The Tucson affiliate is one of the largest and best organized affiliates we have ever worked with.  On this day there were about 30 volunteers, working on there nine homes that were in various stages of development.

"Many hands make light work".  I don't know who said that but it sure is easier to make good progress when there is lots of organized help.
 It didn't take long to find a couple of guys or another person and just come along side and help hold and measure or pound nails or whatever.  If was fun to meet and work with Jim, John, Dale, Ron

I spent some time sweeping up with a small broom and a shovel.  There is always something to do if you just look around.
We didn't have to do much heavy lifting since the ceiling was already up.  Mostly we worked on the walls and closets.  Then came the 0930 break.

Pat came in and announced it was break time and that meant 'Stop Work'.  We assembled out in the shade around some tables and took it easy for a few minutes.  A couple of folk from the front office had a presentation to make to Jim.

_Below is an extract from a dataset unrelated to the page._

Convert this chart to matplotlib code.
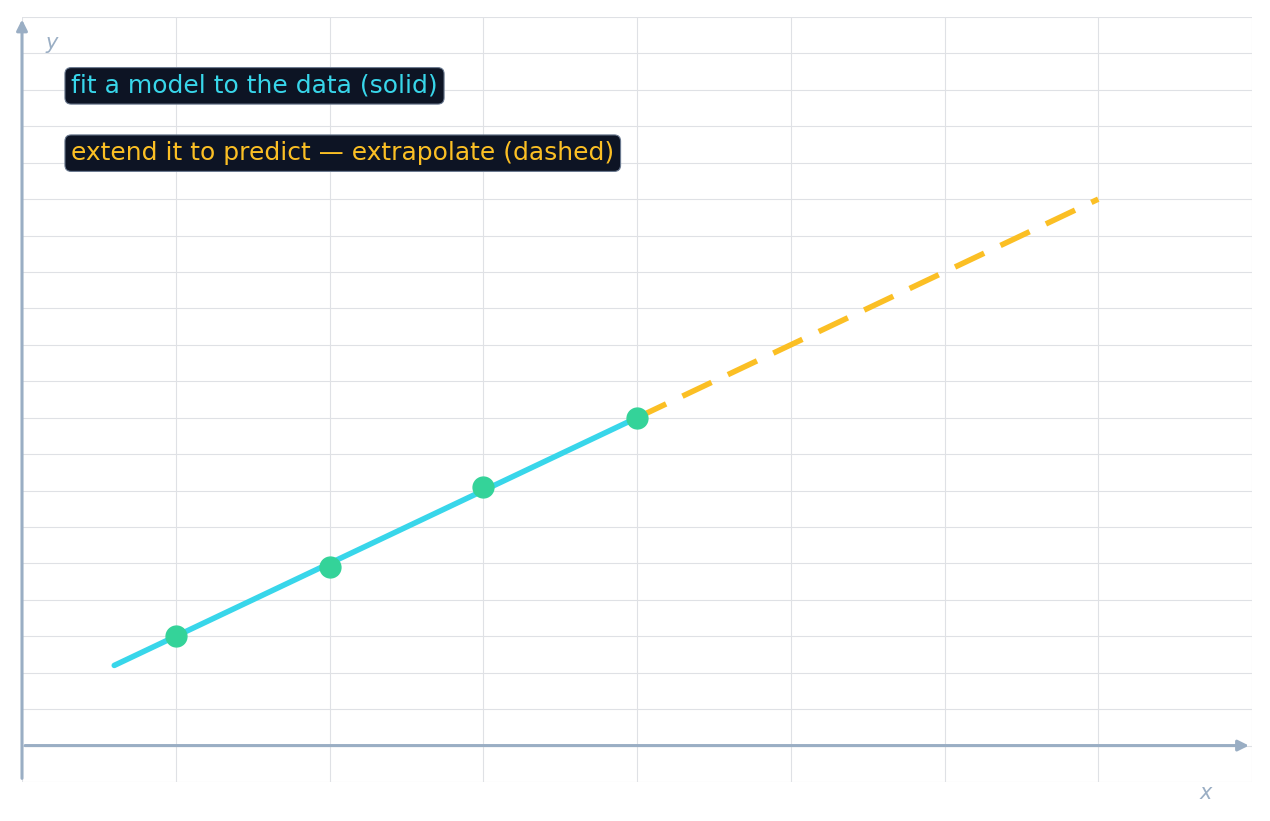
import matplotlib
matplotlib.use("Agg")
import matplotlib.pyplot as plt
import numpy as np

# data: observed points, fitted line, extrapolated part
obs_x = [1, 2, 3, 4]
obs_y = [3, 4.9, 7.1, 9]
fit_x = [0.6, 4]
fit_y = [2.2, 9]
ext_x = [4, 7]
ext_y = [9, 15]

label_fit = "fit a model to the data (solid)"
label_ext = "extend it to predict \u2014 extrapolate (dashed)"

axis_col = "#9aaec4"
grid_col = "#dfe1e5"
cyan = "#38d6ea"
green = "#34d399"
amber = "#fbbf24"
box_bg = "#0d1424"

fig = plt.figure(figsize=(12.7, 8.21), dpi=100)
ax = fig.add_axes([22/1270, 39/821, 1230/1270, 765/821])
ax.set_xlim(0, 8)
ax.set_ylim(-1, 20)
ax.set_xticks(np.arange(0, 9, 1))
ax.set_yticks(np.arange(-1, 21, 1))
ax.grid(True, color=grid_col, lw=0.8)
ax.tick_params(length=0, labelbottom=False, labelleft=False)
for s in ax.spines.values():
    s.set_visible(False)

# axes drawn as arrows
ax.annotate("", xy=(7.98, 0), xytext=(0.02, 0),
            arrowprops=dict(arrowstyle="-|>", color=axis_col, lw=2.2,
                            mutation_scale=16, shrinkA=0, shrinkB=0))
ax.annotate("", xy=(0, 19.93), xytext=(0, -0.9),
            arrowprops=dict(arrowstyle="-|>", color=axis_col, lw=2.2,
                            mutation_scale=16, shrinkA=0, shrinkB=0))
ax.text(7.7, -1.3, "x", color=axis_col, fontsize=15, style="italic",
        ha="center", va="center")
ax.text(0.19, 19.3, "y", color=axis_col, fontsize=15, style="italic",
        ha="center", va="center")

ax.plot(fit_x, fit_y, color=cyan, lw=4, solid_capstyle="round", zorder=3)
ax.plot(ext_x, ext_y, color=amber, lw=4, dashes=(5.8, 3.25), zorder=3)
ax.plot(obs_x, obs_y, "o", color=green, ms=15, zorder=4)

box = dict(boxstyle="round,pad=0.25", fc=box_bg, ec="#6b7a90", lw=0.8)
ax.text(0.04, 0.91, label_fit, transform=ax.transAxes, color=cyan,
        fontsize=18, va="center", ha="left", bbox=box)
ax.text(0.04, 0.822, label_ext, transform=ax.transAxes, color=amber,
        fontsize=18, va="center", ha="left", bbox=box)

fig.savefig("out.png", dpi=100)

He was awarded the "Legacy Award".  I believe it is related to including HFH Tucson in your will.
Our friend Pat with Jim's award
And I got a picture of Pat, Pam and Isonalya - a homeowner who was putting in some sweat equity hours.  
She has four kids and put in her initial application last March.  She has a scheduled move-in date of October 2014.  Pat was great - she remember us from three years ago when we were here.  She is very very active here and on the HFH Board in addition to a number of committees.  Its people like her that make it a great experience for people like us who 'just show up'.  A lot of work goes on in the background to make it a smooth running operation.

After the break, we make more progress on the house and had it almost finished by the time we left.
It was a fun day and a motivating day.  We are looking forward to the next build in the coming months.